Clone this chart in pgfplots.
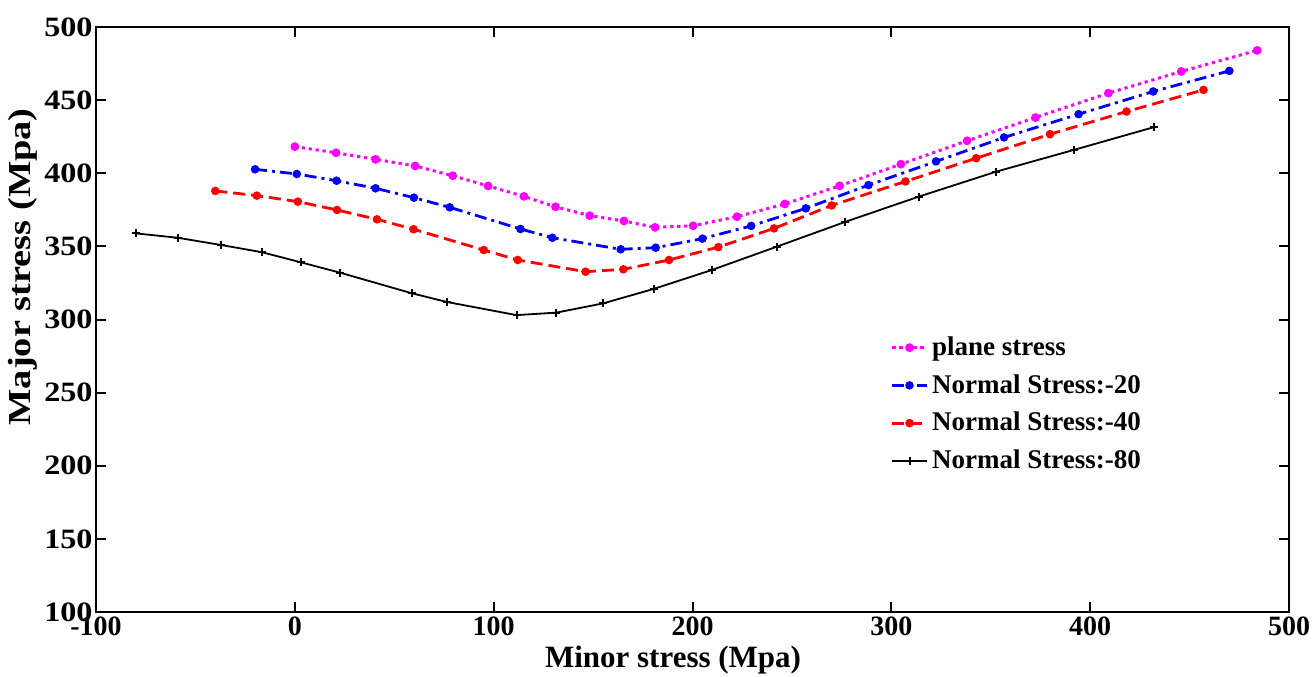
\documentclass[border=0pt]{standalone}
\usepackage{fontspec}
\setmainfont{Liberation Serif}
\usepackage{graphicx}
\usepackage{pgfplots}
\pgfplotsset{compat=1.18}
\definecolor{mag}{rgb}{1,0,1}
\begin{document}
\begin{tikzpicture}
\begin{axis}[
  name=ax,
  scale only axis,
  width=596.5pt, height=292.5pt,
  xmin=-100, xmax=500, ymin=100, ymax=500,
  xtick={-100,0,100,200,300,400,500},
  ytick={100,150,200,250,300,350,400,450,500},
  tick align=inside,
  xtick pos=both, ytick pos=both,
  major tick length=5pt,
  every tick/.style={black, line width=1pt},
  axis line style={line width=1.2pt},
  /pgf/number format/assume math mode=true,
  ticklabel style={font=\bfseries\fontsize{14}{14}\selectfont},
  yticklabel={\scalebox{1.15}[1]{\pgfmathprintnumber{\tick}}},
  yticklabel style={inner sep=1.5pt},
  xticklabel style={inner sep=2pt},
  xlabel={Minor stress (Mpa)},
  ylabel={\scalebox{1.2}[1]{Major stress (Mpa)}},
  xlabel style={font=\bfseries\fontsize{15.5}{15.5}\selectfont, at={(axis description cs:0.4837,-0.082)}, anchor=center},
  ylabel style={font=\bfseries\fontsize{16}{16}\selectfont, at={(axis description cs:-0.0612,0.59)}, anchor=center},
  legend style={draw=none, fill=none, at={(axis description cs:0.666,0.478)}, anchor=north west,
    font=\bfseries\fontsize{13.5}{13.5}\selectfont, row sep=4pt, inner sep=0pt},
  legend cell align=left,
]
\addplot[mag, line width=1.5pt, dash pattern=on 1.6pt off 1.9pt, mark=*, mark size=1.4pt, mark options={solid}] coordinates {
(0,418.2) (20.7,414) (40.6,409.5) (60.5,405) (79.4,398.3) (97.2,391.3) (115.2,384.2)
(131.1,377.1) (148.3,371) (165.5,367.4) (181.2,363) (200.3,364.1) (222.4,370.3)
(246.4,379) (274,391.4) (304.8,406.2) (338.1,422.2) (372.5,438.1) (409.2,454.8)
(445.8,469.6) (484,484)
};
\addlegendentry{plane stress}
\addplot[blue, line width=1.4pt, dash pattern=on 6pt off 2.5pt on 1.5pt off 2.5pt, mark=*, mark size=1.4pt, mark options={solid}] coordinates {
(-20,402.7) (1,399.5) (21,394.9) (40.6,389.7) (59.9,383.3) (77.9,376.7) (113.5,361.9)
(129.5,355.9) (163.9,348) (181.5,349.1) (205,355.3) (229.5,364) (257,376)
(288.5,391.9) (322.5,408.1) (356.7,424.5) (394.2,440.4) (431.7,455.9) (470,470)
};
\addlegendentry{Normal Stress:-20}
\addplot[red, line width=1.4pt, dash pattern=on 6pt off 3pt, mark=*, mark size=1.4pt, mark options={solid}] coordinates {
(-40,387.9) (-19.1,384.7) (1.5,380.6) (21.2,374.9) (41.3,368.5) (59.7,361.7) (95,347.5)
(112.1,340.7) (146.2,332.7) (165.2,334.3) (188.2,340.7) (213,349.5) (241,362.3)
(270,378) (307.1,394.4) (342.7,410.3) (379.8,426.7) (418.3,442.2) (457,457)
};
\addlegendentry{Normal Stress:-40}
\addplot[black, line width=0.9pt, mark=+, mark size=2pt, mark options={line width=1pt}] coordinates {
(-80,358.9) (-59,355.9) (-37.3,351) (-16.5,346) (3.3,339) (22.8,332) (58.7,318)
(76.4,312) (111.5,303) (131.5,304.7) (155,311) (180.7,321) (209.6,333.8)
(242.4,349.8) (276.9,366.8) (314,384.1) (352.5,401) (391.9,416) (432,431.5)
};
\addlegendentry{Normal Stress:-80}
\end{axis}
\pgfresetboundingbox
\useasboundingbox ([xshift=-48pt,yshift=-32pt]ax.south west) rectangle ([xshift=13.5pt,yshift=13.5pt]ax.north east);
\end{tikzpicture}
\end{document}
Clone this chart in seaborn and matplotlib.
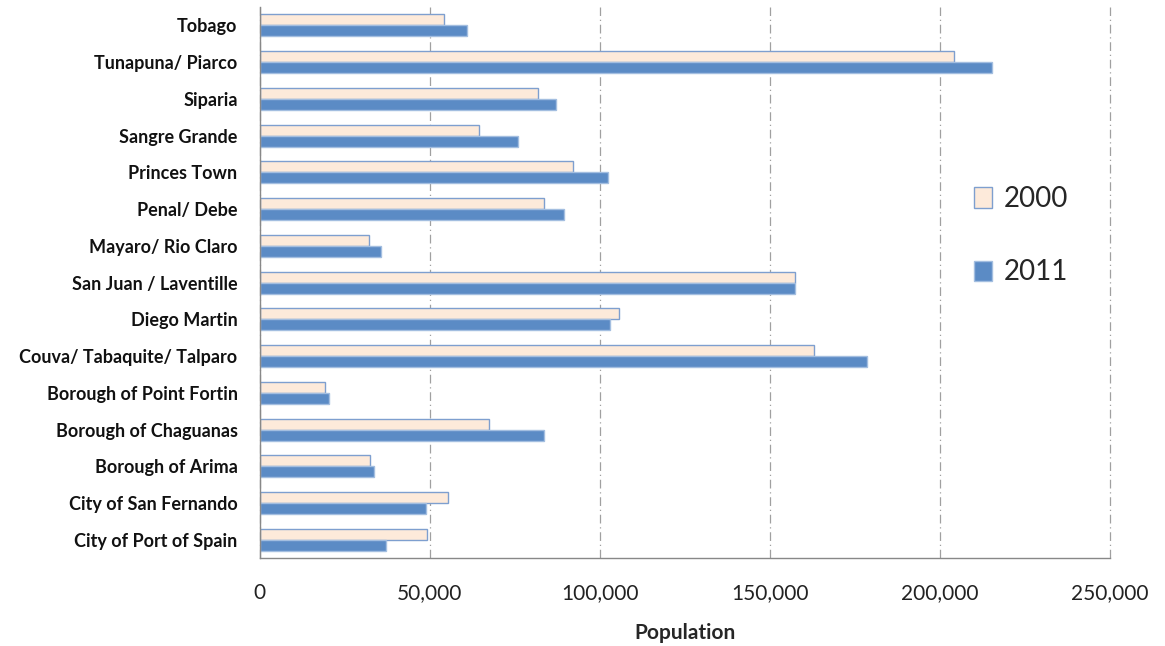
import pandas as pd
import matplotlib
matplotlib.use("Agg")
import matplotlib.pyplot as plt
import seaborn as sns

regions = [
    "Tobago", "Tunapuna/ Piarco", "Siparia", "Sangre Grande", "Princes Town",
    "Penal/ Debe", "Mayaro/ Rio Claro", "San Juan / Laventille", "Diego Martin",
    "Couva/ Tabaquite/ Talparo", "Borough of Point Fortin", "Borough of Chaguanas",
    "Borough of Arima", "City of San Fernando", "City of Port of Spain",
]
pop_2000 = [54084, 203975, 81917, 64343, 91947, 83609, 32143, 157295, 105720,
            162779, 19056, 67433, 32278, 55419, 49031]
pop_2011 = [60874, 215119, 86949, 75766, 102375, 89392, 35650, 157258, 102957,
            178410, 20235, 83516, 33606, 48838, 37074]
years = ["2000", "2011"]
x_ticks = [0, 50000, 100000, 150000, 200000, 250000]

df = pd.DataFrame({
    "region": regions * 2,
    "population": pop_2000 + pop_2011,
    "year": [years[0]] * len(regions) + [years[1]] * len(regions),
})

sns.set_style("white")
plt.rcParams["font.family"] = ["Lato", "DejaVu Sans"]

fig = plt.figure(figsize=(11.65, 6.46), dpi=100)
ax = fig.add_axes([0.223, 0.136, 0.730, 0.853])

fills = {"2000": "#FDEADA", "2011": "#5B8BC5"}
edges = {"2000": "#7E9FCF", "2011": "#A3BEE0"}

sns.barplot(data=df, y="region", x="population", hue="year", order=regions,
            hue_order=years, palette=fills, width=0.6, orient="h",
            saturation=1, ax=ax, legend=True)

for cont, yr in zip(ax.containers, years):
    for bar in cont:
        bar.set_edgecolor(edges[yr])
        bar.set_linewidth(1.0)

ax.set_xlim(0, 250000)
ax.set_ylim(len(regions) - 0.5, -0.5)
ax.set_xticks(x_ticks)
ax.set_xticklabels([f"{v:,}" for v in x_ticks], fontsize=15, color="#222222")
ax.set_yticks(range(len(regions)))
ax.set_yticklabels(regions, fontsize=13, fontweight="bold", color="#111111")
ax.set_yticks([i - 0.5 for i in range(len(regions) + 1)], minor=True)
ax.tick_params(axis="y", which="major", length=0, pad=16)
ax.tick_params(axis="y", which="minor", length=6, color="#888888", direction="out")
ax.tick_params(axis="x", which="major", length=6, color="#888888", direction="out", pad=12)

ax.set_xlabel("Population", fontsize=15, fontweight="bold", labelpad=14)
ax.set_ylabel("")

ax.grid(axis="x", color="#A0A0A0", linestyle=(0, (7, 3, 1, 3)), linewidth=0.9)
for gl in ax.get_xgridlines():
    gl.set_clip_on(False)
ax.set_axisbelow(True)

for side in ["top", "right"]:
    ax.spines[side].set_visible(False)
for side in ["left", "bottom"]:
    ax.spines[side].set_color("#888888")
    ax.spines[side].set_linewidth(1.0)

handles, labels = ax.get_legend_handles_labels()
for h, yr in zip(handles, years):
    h.set_edgecolor(edges[yr])
ax.legend(handles, labels, loc="center left", bbox_to_anchor=(0.81, 0.585),
          frameon=False, fontsize=20, handlelength=0.65, handleheight=0.75,
          handletextpad=0.45, labelspacing=1.7)

fig.savefig("out.png", dpi=100)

• • •

→ Task details:
Repeat the records word for word. Any picture in them should be left out.

→ Solved problem:
Clone this chart in pgfplots.
\documentclass[border=0pt]{standalone}
\usepackage{fontspec}
\setmainfont{Liberation Serif}
\usepackage{graphicx}
\usepackage{pgfplots}
\pgfplotsset{compat=1.18}
\definecolor{mag}{rgb}{1,0,1}
\begin{document}
\begin{tikzpicture}
\begin{axis}[
  name=ax,
  scale only axis,
  width=596.5pt, height=292.5pt,
  xmin=-100, xmax=500, ymin=100, ymax=500,
  xtick={-100,0,100,200,300,400,500},
  ytick={100,150,200,250,300,350,400,450,500},
  tick align=inside,
  xtick pos=both, ytick pos=both,
  major tick length=5pt,
  every tick/.style={black, line width=1pt},
  axis line style={line width=1.2pt},
  /pgf/number format/assume math mode=true,
  ticklabel style={font=\bfseries\fontsize{14}{14}\selectfont},
  yticklabel={\scalebox{1.15}[1]{\pgfmathprintnumber{\tick}}},
  yticklabel style={inner sep=1.5pt},
  xticklabel style={inner sep=2pt},
  xlabel={Minor stress (Mpa)},
  ylabel={\scalebox{1.2}[1]{Major stress (Mpa)}},
  xlabel style={font=\bfseries\fontsize{15.5}{15.5}\selectfont, at={(axis description cs:0.4837,-0.082)}, anchor=center},
  ylabel style={font=\bfseries\fontsize{16}{16}\selectfont, at={(axis description cs:-0.0612,0.59)}, anchor=center},
  legend style={draw=none, fill=none, at={(axis description cs:0.666,0.478)}, anchor=north west,
    font=\bfseries\fontsize{13.5}{13.5}\selectfont, row sep=4pt, inner sep=0pt},
  legend cell align=left,
]
\addplot[mag, line width=1.5pt, dash pattern=on 1.6pt off 1.9pt, mark=*, mark size=1.4pt, mark options={solid}] coordinates {
(0,418.2) (20.7,414) (40.6,409.5) (60.5,405) (79.4,398.3) (97.2,391.3) (115.2,384.2)
(131.1,377.1) (148.3,371) (165.5,367.4) (181.2,363) (200.3,364.1) (222.4,370.3)
(246.4,379) (274,391.4) (304.8,406.2) (338.1,422.2) (372.5,438.1) (409.2,454.8)
(445.8,469.6) (484,484)
};
\addlegendentry{plane stress}
\addplot[blue, line width=1.4pt, dash pattern=on 6pt off 2.5pt on 1.5pt off 2.5pt, mark=*, mark size=1.4pt, mark options={solid}] coordinates {
(-20,402.7) (1,399.5) (21,394.9) (40.6,389.7) (59.9,383.3) (77.9,376.7) (113.5,361.9)
(129.5,355.9) (163.9,348) (181.5,349.1) (205,355.3) (229.5,364) (257,376)
(288.5,391.9) (322.5,408.1) (356.7,424.5) (394.2,440.4) (431.7,455.9) (470,470)
};
\addlegendentry{Normal Stress:-20}
\addplot[red, line width=1.4pt, dash pattern=on 6pt off 3pt, mark=*, mark size=1.4pt, mark options={solid}] coordinates {
(-40,387.9) (-19.1,384.7) (1.5,380.6) (21.2,374.9) (41.3,368.5) (59.7,361.7) (95,347.5)
(112.1,340.7) (146.2,332.7) (165.2,334.3) (188.2,340.7) (213,349.5) (241,362.3)
(270,378) (307.1,394.4) (342.7,410.3) (379.8,426.7) (418.3,442.2) (457,457)
};
\addlegendentry{Normal Stress:-40}
\addplot[black, line width=0.9pt, mark=+, mark size=2pt, mark options={line width=1pt}] coordinates {
(-80,358.9) (-59,355.9) (-37.3,351) (-16.5,346) (3.3,339) (22.8,332) (58.7,318)
(76.4,312) (111.5,303) (131.5,304.7) (155,311) (180.7,321) (209.6,333.8)
(242.4,349.8) (276.9,366.8) (314,384.1) (352.5,401) (391.9,416) (432,431.5)
};
\addlegendentry{Normal Stress:-80}
\end{axis}
\pgfresetboundingbox
\useasboundingbox ([xshift=-48pt,yshift=-32pt]ax.south west) rectangle ([xshift=13.5pt,yshift=13.5pt]ax.north east);
\end{tikzpicture}
\end{document}
Clone this chart in seaborn and matplotlib.
import pandas as pd
import matplotlib
matplotlib.use("Agg")
import matplotlib.pyplot as plt
import seaborn as sns

regions = [
    "Tobago", "Tunapuna/ Piarco", "Siparia", "Sangre Grande", "Princes Town",
    "Penal/ Debe", "Mayaro/ Rio Claro", "San Juan / Laventille", "Diego Martin",
    "Couva/ Tabaquite/ Talparo", "Borough of Point Fortin", "Borough of Chaguanas",
    "Borough of Arima", "City of San Fernando", "City of Port of Spain",
]
pop_2000 = [54084, 203975, 81917, 64343, 91947, 83609, 32143, 157295, 105720,
            162779, 19056, 67433, 32278, 55419, 49031]
pop_2011 = [60874, 215119, 86949, 75766, 102375, 89392, 35650, 157258, 102957,
            178410, 20235, 83516, 33606, 48838, 37074]
years = ["2000", "2011"]
x_ticks = [0, 50000, 100000, 150000, 200000, 250000]

df = pd.DataFrame({
    "region": regions * 2,
    "population": pop_2000 + pop_2011,
    "year": [years[0]] * len(regions) + [years[1]] * len(regions),
})

sns.set_style("white")
plt.rcParams["font.family"] = ["Lato", "DejaVu Sans"]

fig = plt.figure(figsize=(11.65, 6.46), dpi=100)
ax = fig.add_axes([0.223, 0.136, 0.730, 0.853])

fills = {"2000": "#FDEADA", "2011": "#5B8BC5"}
edges = {"2000": "#7E9FCF", "2011": "#A3BEE0"}

sns.barplot(data=df, y="region", x="population", hue="year", order=regions,
            hue_order=years, palette=fills, width=0.6, orient="h",
            saturation=1, ax=ax, legend=True)

for cont, yr in zip(ax.containers, years):
    for bar in cont:
        bar.set_edgecolor(edges[yr])
        bar.set_linewidth(1.0)

ax.set_xlim(0, 250000)
ax.set_ylim(len(regions) - 0.5, -0.5)
ax.set_xticks(x_ticks)
ax.set_xticklabels([f"{v:,}" for v in x_ticks], fontsize=15, color="#222222")
ax.set_yticks(range(len(regions)))
ax.set_yticklabels(regions, fontsize=13, fontweight="bold", color="#111111")
ax.set_yticks([i - 0.5 for i in range(len(regions) + 1)], minor=True)
ax.tick_params(axis="y", which="major", length=0, pad=16)
ax.tick_params(axis="y", which="minor", length=6, color="#888888", direction="out")
ax.tick_params(axis="x", which="major", length=6, color="#888888", direction="out", pad=12)

ax.set_xlabel("Population", fontsize=15, fontweight="bold", labelpad=14)
ax.set_ylabel("")

ax.grid(axis="x", color="#A0A0A0", linestyle=(0, (7, 3, 1, 3)), linewidth=0.9)
for gl in ax.get_xgridlines():
    gl.set_clip_on(False)
ax.set_axisbelow(True)

for side in ["top", "right"]:
    ax.spines[side].set_visible(False)
for side in ["left", "bottom"]:
    ax.spines[side].set_color("#888888")
    ax.spines[side].set_linewidth(1.0)

handles, labels = ax.get_legend_handles_labels()
for h, yr in zip(handles, years):
    h.set_edgecolor(edges[yr])
ax.legend(handles, labels, loc="center left", bbox_to_anchor=(0.81, 0.585),
          frameon=False, fontsize=20, handlelength=0.65, handleheight=0.75,
          handletextpad=0.45, labelspacing=1.7)

fig.savefig("out.png", dpi=100)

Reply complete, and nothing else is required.